Il n’en fut rien. Brusquement, sa pensée bifurqua sur une tout autre voie, — celle du quatuor ; — et à peine y fut-il engagé qu’il s’y employa tout entier. L’un après l’autref sans une interruption, surgirent à la lumière cinq quatuors. Tout le reste fut ajourné. Il ne parvint à se dégager, pour retourner aux plans précédents, qu’à la veille de sa mort.

D’où est venue cette subite et entière emprise, — cet envoûtement ?
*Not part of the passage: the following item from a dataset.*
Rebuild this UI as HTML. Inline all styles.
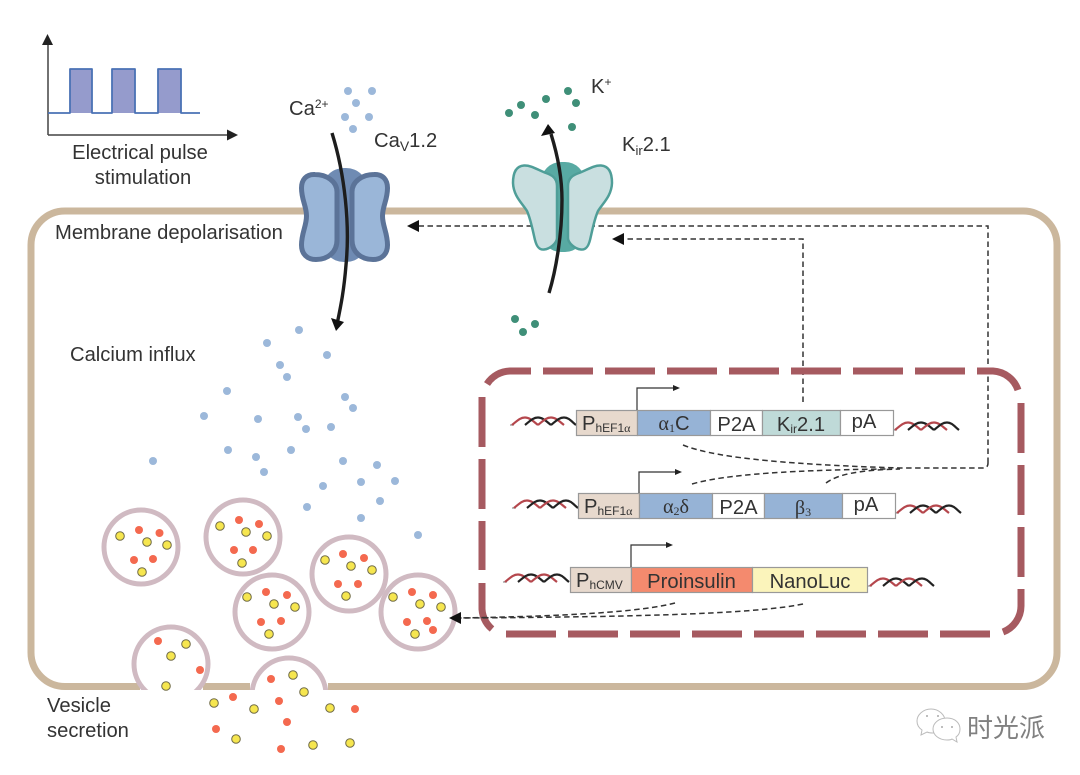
<!DOCTYPE html>
<html><head><meta charset="utf-8"><style>
html,body{margin:0;padding:0;background:#fff}
svg{display:block;filter:blur(.35px)}
text{font-family:"Liberation Sans",sans-serif;fill:#333;font-size:20.200px}
.g{font-family:"Liberation Serif",serif}
.c{fill:#9cb8da}.k{fill:#3f8f78}
.r{fill:#f4694f}.y{fill:#f6e64f;stroke:#6f6a45;stroke-width:1}
.v{fill:#fff;stroke:#d0bac2;stroke-width:5}
.b{stroke:#999;stroke-width:1.2}
.d{fill:none;stroke:#333;stroke-width:1.5;stroke-dasharray:5.500 3.500}
.p{fill:none;stroke:#333;stroke-width:1.2}
.x{fill:none;stroke:#a65a60;stroke-width:7}
.dd{stroke-dasharray:50 12}
</style></head><body>
<svg width="1080" height="775" viewBox="0 0 1080 775" xmlns="http://www.w3.org/2000/svg">
<defs>
<g id="h" fill="none" stroke-width="2.200">
<path d="M0 4H4" stroke="#777" stroke-width="1"/>
<path d="M2 4C7 0 10 -3.500 15 -3.500C20 -3.500 24 1 28 4" stroke="#b5474d"/>
<path d="M15 4C20 0 23 -3.500 28 -3.500C33 -3.500 37 1 41 4" stroke="#222"/>
<path d="M28 4C33 0 36 -3.500 41 -3.500C46 -3.500 50 1 54 4" stroke="#b5474d"/>
<path d="M41 4C46 0 49 -3.500 54 -3.500C59 -3.500 62 1 66 4" stroke="#222"/>
</g>
<clipPath id="cut"><rect x="0" y="0" width="1080" height="690"/></clipPath>
</defs>

<!-- pulse plot -->
<path d="M48 135V42M48 135H230" fill="none" stroke="#444" stroke-width="1.500"/>
<path d="M47.500 34L42 45H53ZM238 135L227 129.500V140.500Z" fill="#222"/>
<path d="M70 113V69H92V113ZM112 113V69H135V113ZM158 113V69H181V113Z" fill="#959bcc"/>
<path d="M48 113H70V69H92V113H112V69H135V113H158V69H181V113H200" fill="none" stroke="#4a72b5" stroke-width="1.800" stroke-linejoin="round"/>
<text x="140" y="159" text-anchor="middle">Electrical pulse</text>
<text x="143" y="184" text-anchor="middle">stimulation</text>

<!-- membrane -->
<rect x="31" y="211" width="1026" height="475.500" rx="34" fill="none" stroke="#cbb79d" stroke-width="7"/>
<rect x="140" y="681" width="63" height="10" fill="#fff"/>
<rect x="250" y="681" width="78" height="10" fill="#fff"/>

<!-- dashed connectors behind channels -->
<path class="d" d="M803 402V239H622"/>
<path class="d" d="M988 463V226H417"/>
<path d="M612 239L624 233V245ZM407 226L419 220V232Z" fill="#111"/>

<!-- CaV channel -->
<rect x="322" y="168" width="46" height="94" rx="22" fill="#6f8bb3"/>
<path d="M315 174.500C306 174 301.500 180 301.500 188C301.500 200 306.500 206 306.500 216C306.500 226 301.500 233 301.500 245C301.500 254 307 259.500 316 259.500C328 259.500 337 252 337 240V192C337 181 326 174.500 315 174.500Z" fill="#9ab6d8" stroke="#5b7398" stroke-width="5"/>
<path d="M374 174.500C383 174 387.500 180 387.500 188C387.500 200 382.500 206 382.500 216C382.500 226 387.500 233 387.500 245C387.500 254 382 259.500 373 259.500C361 259.500 352 252 352 240V192C352 181 363 174.500 374 174.500Z" fill="#9ab6d8" stroke="#5b7398" stroke-width="5"/>
<path d="M332 133C345 175 350 225 346 265C344 290 341 305 337.500 322" fill="none" stroke="#1d1d1d" stroke-width="3.400"/>
<path d="M336 331L331 318L344 322Z" fill="#111"/>

<!-- Kir channel -->
<rect x="541" y="162" width="44" height="90" rx="20" fill="#58aaa3"/>
<path d="M524 165.500C516 166 513 173 513 183C513.500 196 522 203 527 211C531 220 533 232 535 240C537 248 540 250 544 249.500C550 249 557 243 557 238V186C557 178 552 175 546 173C538 170 531 165 524 165.500Z" fill="#c9dfe0" stroke="#4f9e98" stroke-width="2.500"/>
<path d="M601 165.500C609 166 612 173 612 183C611.500 196 603 203 598 211C594 220 592 232 590 240C588 248 585 250 581 249.500C575 249 568 243 568 238V186C568 178 573 175 579 173C587 170 594 165 601 165.500Z" fill="#c9dfe0" stroke="#4f9e98" stroke-width="2.500"/>
<path d="M549 293C556 270 562 235 562 200C562 175 556 150 551 134" fill="none" stroke="#1d1d1d" stroke-width="3.400"/>
<path d="M548 124L541 136L555 133Z" fill="#111"/>

<text x="289" y="115">Ca<tspan font-size="12" dy="-7">2+</tspan></text>
<text x="374" y="147">Ca<tspan font-size="14" dy="4">V</tspan><tspan dy="-4">1.2</tspan></text>
<text x="591" y="93">K<tspan font-size="12" dy="-7">+</tspan></text>
<text x="622" y="151">K<tspan font-size="13" dy="4">ir</tspan><tspan dy="-4">2.1</tspan></text>
<text x="55" y="239">Membrane depolarisation</text>
<text x="70" y="361">Calcium influx</text>
<text x="47" y="712">Vesicle</text>
<text x="47" y="737">secretion</text>

<!-- ions -->
<g class="c">
<circle cx="348" cy="91" r="4"/><circle cx="372" cy="91" r="4"/><circle cx="356" cy="103" r="4"/><circle cx="345" cy="117" r="4"/><circle cx="369" cy="117" r="4"/><circle cx="353" cy="129" r="4"/>
<circle cx="299" cy="330" r="4"/><circle cx="267" cy="343" r="4"/><circle cx="327" cy="355" r="4"/><circle cx="280" cy="365" r="4"/><circle cx="287" cy="377" r="4"/><circle cx="227" cy="391" r="4"/><circle cx="345" cy="397" r="4"/><circle cx="353" cy="408" r="4"/><circle cx="204" cy="416" r="4"/><circle cx="258" cy="419" r="4"/><circle cx="298" cy="417" r="4"/><circle cx="306" cy="429" r="4"/><circle cx="331" cy="427" r="4"/><circle cx="228" cy="450" r="4"/><circle cx="291" cy="450" r="4"/><circle cx="256" cy="457" r="4"/><circle cx="264" cy="472" r="4"/><circle cx="343" cy="461" r="4"/><circle cx="377" cy="465" r="4"/><circle cx="153" cy="461" r="4"/><circle cx="361" cy="482" r="4"/><circle cx="395" cy="481" r="4"/><circle cx="323" cy="486" r="4"/><circle cx="307" cy="507" r="4"/><circle cx="380" cy="501" r="4"/><circle cx="361" cy="518" r="4"/><circle cx="418" cy="535" r="4"/>
</g>
<g class="k">
<circle cx="509" cy="113" r="4"/><circle cx="521" cy="105" r="4"/><circle cx="546" cy="99" r="4"/><circle cx="568" cy="91" r="4"/><circle cx="576" cy="103" r="4"/><circle cx="535" cy="115" r="4"/><circle cx="572" cy="127" r="4"/>
<circle cx="515" cy="319" r="4"/><circle cx="535" cy="324" r="4"/><circle cx="523" cy="332" r="4"/>
</g>

<!-- vesicles -->
<circle class="v" cx="141" cy="547" r="37"/>
<circle class="v" cx="243" cy="537" r="37"/>
<circle class="v" cx="272" cy="612" r="37"/>
<circle class="v" cx="349" cy="574" r="37"/>
<circle class="v" cx="418" cy="612" r="37"/>
<g clip-path="url(#cut)">
<circle class="v" cx="171" cy="664" r="37"/>
<circle class="v" cx="289" cy="695" r="37"/>
</g>

<g class="r">
<circle cx="139" cy="530" r="4"/><circle cx="159.500" cy="533" r="4"/><circle cx="134" cy="560" r="4"/><circle cx="153" cy="559" r="4"/>
<circle cx="239" cy="520" r="4"/><circle cx="259" cy="524" r="4"/><circle cx="234" cy="550" r="4"/><circle cx="253" cy="550" r="4"/>
<circle cx="266" cy="592" r="4"/><circle cx="287" cy="595" r="4"/><circle cx="261" cy="622" r="4"/><circle cx="281" cy="621" r="4"/>
<circle cx="343" cy="554" r="4"/><circle cx="364" cy="558" r="4"/><circle cx="338" cy="584" r="4"/><circle cx="358" cy="584" r="4"/>
<circle cx="412" cy="592" r="4"/><circle cx="433" cy="595" r="4"/><circle cx="407" cy="622" r="4"/><circle cx="427" cy="621" r="4"/><circle cx="433" cy="630" r="4"/>
<circle cx="158" cy="641" r="4"/><circle cx="200" cy="670" r="4"/>
<circle cx="271" cy="679" r="4"/><circle cx="279" cy="701" r="4"/><circle cx="287" cy="722" r="4"/><circle cx="233" cy="697" r="4"/><circle cx="355" cy="709" r="4"/><circle cx="216" cy="729" r="4"/><circle cx="281" cy="749" r="4"/>
</g>
<g class="y">
<circle cx="120" cy="536" r="4.300"/><circle cx="147" cy="542" r="4.300"/><circle cx="167" cy="545" r="4.300"/><circle cx="142" cy="572" r="4.300"/>
<circle cx="220" cy="526" r="4.300"/><circle cx="246" cy="532" r="4.300"/><circle cx="267" cy="536" r="4.300"/><circle cx="242" cy="563" r="4.300"/>
<circle cx="247" cy="597" r="4.300"/><circle cx="274" cy="604" r="4.300"/><circle cx="295" cy="607" r="4.300"/><circle cx="269" cy="634" r="4.300"/>
<circle cx="325" cy="560" r="4.300"/><circle cx="351" cy="566" r="4.300"/><circle cx="372" cy="570" r="4.300"/><circle cx="346" cy="596" r="4.300"/>
<circle cx="393" cy="597" r="4.300"/><circle cx="420" cy="604" r="4.300"/><circle cx="441" cy="607" r="4.300"/><circle cx="415" cy="634" r="4.300"/>
<circle cx="186" cy="644" r="4.300"/><circle cx="171" cy="656" r="4.300"/><circle cx="166" cy="686" r="4.300"/>
<circle cx="293" cy="675" r="4.300"/><circle cx="304" cy="692" r="4.300"/><circle cx="254" cy="709" r="4.300"/><circle cx="214" cy="703" r="4.300"/><circle cx="330" cy="708" r="4.300"/><circle cx="236" cy="739" r="4.300"/><circle cx="313" cy="745" r="4.300"/><circle cx="350" cy="743" r="4.300"/>
</g>

<!-- dashed red box -->
<path class="x" d="M487 384A28 28 0 0 1 510 371H531"/>
<path class="x dd" d="M543 371H978"/>
<path class="x" d="M978 371H993A28 28 0 0 1 1018 390"/>
<path class="x dd" d="M1021 403V577"/>
<path class="x" d="M1021 589V606A28 28 0 0 1 1003 632"/>
<path class="x dd" d="M506 634H991"/>
<path class="x" d="M482 583V606A28 28 0 0 0 492 629"/>
<path class="x dd" d="M482 397V570"/>

<!-- curved connectors -->
<path class="d" d="M683 445C710 456 770 464 900 468H983Q988 468 988 463"/>
<path class="d" d="M692 484C715 477 770 470 890 469"/>
<path class="d" d="M826 483C838 474 860 470 900 469"/>
<path class="d" d="M675 603C640 612 570 616 460 618"/>
<path class="d" d="M803 604C750 615 610 617 460 618"/>
<path d="M449 618L461 612V624Z" fill="#111"/>

<!-- row 1 -->
<use href="#h" x="510" y="421"/><use href="#h" x="893" y="426"/>
<rect class="b" x="576.500" y="410.500" width="61" height="25" fill="#e7d9cd"/>
<rect class="b" x="637.500" y="410.500" width="73" height="25" fill="#96b3d6"/>
<rect class="b" x="710.500" y="410.500" width="52" height="25" fill="#fff"/>
<rect class="b" x="762.500" y="410.500" width="78" height="25" fill="#bfdad8"/>
<rect class="b" x="840.500" y="410.500" width="53" height="25" fill="#fff"/>
<text x="582" y="430">P<tspan font-size="12" dy="2">hEF1</tspan><tspan class="g" font-size="12">α</tspan></text>
<text x="674" y="430" text-anchor="middle"><tspan class="g">α</tspan><tspan class="g" font-size="12" dy="2">1</tspan><tspan dy="-2">C</tspan></text>
<text x="736.500" y="431" text-anchor="middle">P2A</text>
<text x="801" y="431" text-anchor="middle">K<tspan font-size="12" dy="2">ir</tspan><tspan dy="-2">2.1</tspan></text>
<text x="864" y="428" text-anchor="middle">pA</text>
<path class="p" d="M637 410V388H674"/><path d="M680 388L673 385V391Z" fill="#222"/>

<!-- row 2 -->
<use href="#h" x="512" y="504"/><use href="#h" x="895" y="509"/>
<rect class="b" x="578.500" y="493.500" width="61" height="25" fill="#e7d9cd"/>
<rect class="b" x="639.500" y="493.500" width="73" height="25" fill="#96b3d6"/>
<rect class="b" x="712.500" y="493.500" width="52" height="25" fill="#fff"/>
<rect class="b" x="764.500" y="493.500" width="78" height="25" fill="#96b3d6"/>
<rect class="b" x="842.500" y="493.500" width="53" height="25" fill="#fff"/>
<text x="584" y="513">P<tspan font-size="12" dy="2">hEF1</tspan><tspan class="g" font-size="12">α</tspan></text>
<text x="676" y="513" text-anchor="middle" style="font-family:'Liberation Serif',serif">α<tspan font-size="12" dy="2">2</tspan><tspan dy="-2">δ</tspan></text>
<text x="738.500" y="514" text-anchor="middle">P2A</text>
<text x="803" y="514" text-anchor="middle" style="font-family:'Liberation Serif',serif">β<tspan font-size="12" dy="2">3</tspan></text>
<text x="866" y="511" text-anchor="middle">pA</text>
<path class="p" d="M639 493V472H676"/><path d="M682 472L675 469V475Z" fill="#222"/>

<!-- row 3 -->
<use href="#h" x="503" y="578"/><use href="#h" x="868" y="582"/>
<rect class="b" x="570.500" y="567.500" width="61" height="25" fill="#e7d9cd"/>
<rect class="b" x="631.500" y="567.500" width="121" height="25" fill="#f48a6e"/>
<rect class="b" x="752.500" y="567.500" width="115" height="25" fill="#fbf4bb"/>
<text x="576" y="587">P<tspan font-size="12" dy="2">hCMV</tspan></text>
<text x="691.500" y="588" text-anchor="middle">Proinsulin</text>
<text x="810" y="588" text-anchor="middle">NanoLuc</text>
<path class="p" d="M631 567V545H667"/><path d="M673 545L666 542V548Z" fill="#222"/>

<!-- watermark -->
<g fill="#fff" stroke="#bbb" stroke-width="1">
<path d="M931 709C923 709 917 715 917 721C917 725 919 728 922 730L921 735L927 732C929 733 931 733 933 733C941 733 945 727 945 721C945 715 939 709 931 709Z"/>
<path d="M947 718C939 718 933 723 933 729C933 735 939 740 947 740C949 740 951 740 952 739L957 742L956 737C959 735 960 732 960 729C960 723 955 718 947 718Z"/>
</g>
<g fill="#aaa"><circle cx="927" cy="716" r="1"/><circle cx="938" cy="716" r="1"/><circle cx="942" cy="727" r="1"/><circle cx="952" cy="727" r="1"/></g>
<text x="967" y="737" style="font-family:'Liberation Sans','Noto Sans CJK SC',sans-serif;font-size:26px;fill:#808080">时光派</text>
</svg>
</body></html>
Son confident — qui ne l’est point — Schindler, qu’une ironie bouffonne du sort semble avoir choisi pour se dévouer, corps et âme, à un génie, au sens profond duquel il a été toujours hermétiquement bouché, n’en revient pas d’une telle aberration : car c’en est une, à ses yeux, de s’adonner à des quatuors, genre inférieur, au détriment des plus grandes œuvres : (c’est à la taille qu’il évalue l’art, et il n’appelle grand que les grandes machines…) — Ajoutons que les années de création des quatuors coïncideront avec celles de la disgrâce de Schindler, que Beethoven mettra à la porte… (Et qui ne concevrait son impatience d’une aussi épaisse incompréhension !)… Il ne rentrera à la maison qu’après le dernier quatuor écrit, — juste à temps pour border dans son lit de mort son vieux maître agonisant et pour distraire ses derniers moments, — à sa façon, — en l’impatientant. C’est ce qui explique qu’il ait toujours gardé rancune aux quatuors.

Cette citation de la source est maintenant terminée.